A lot of times when I ship a portrait to a client, when they get it in their hands, I have heard this so many times, they will say..."Oh my god, It's like having [their pet’s name] back with me." Because there is something about the connection they had with their animal companion that comes through in the artwork, and its so comforting for them. They say, "Now I know my heart can begin to heal."


When people ask for a portrait, it’s because they want to replace what’s missing. And obviously you can't replace a loved one, but they are trying to replace that presence... in some way... in whatever tangible form they can get. A portrait is the closest they can get, when it's done by a really skilled portrait artist, the closest they can get to replacing that essence that they miss so much. Somehow it fills the hole in their heart a little bit.


Rita: What a gift you have been given Kevin! And what a gift you give to others!
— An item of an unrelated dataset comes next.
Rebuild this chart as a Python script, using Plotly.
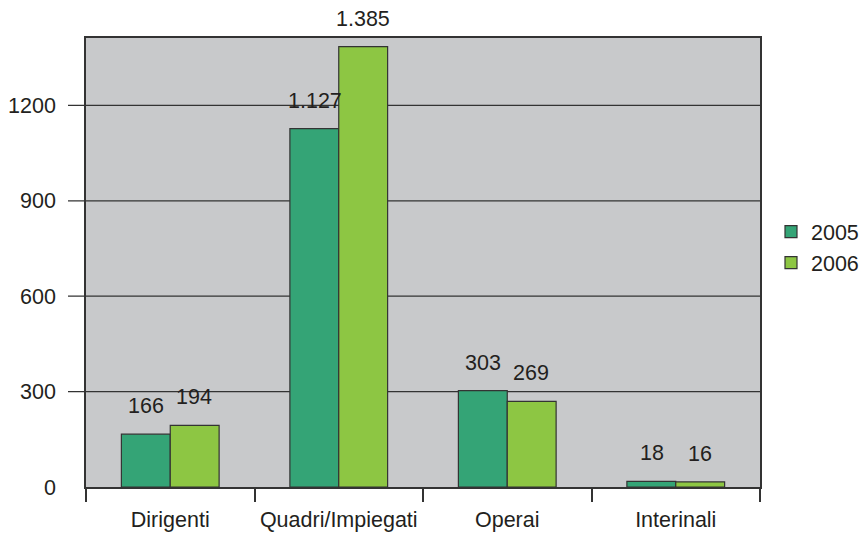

Kevin: That is what I think my gift to the world is and why I have been placed on this earth. Maybe all the gallery paintings I did of human figures were like years and years worth of practice to be able to capture a very accurate and detailed depiction of someone's beloved person or pet. And the grief and loss that I have experienced.... those were like my trainings to help me understand the depth of grief. My purpose in life is to do memorial portraits for people who are hurting and missing their loved one. My gift is to be able to give their loved one back to them in some small way, that comforts them.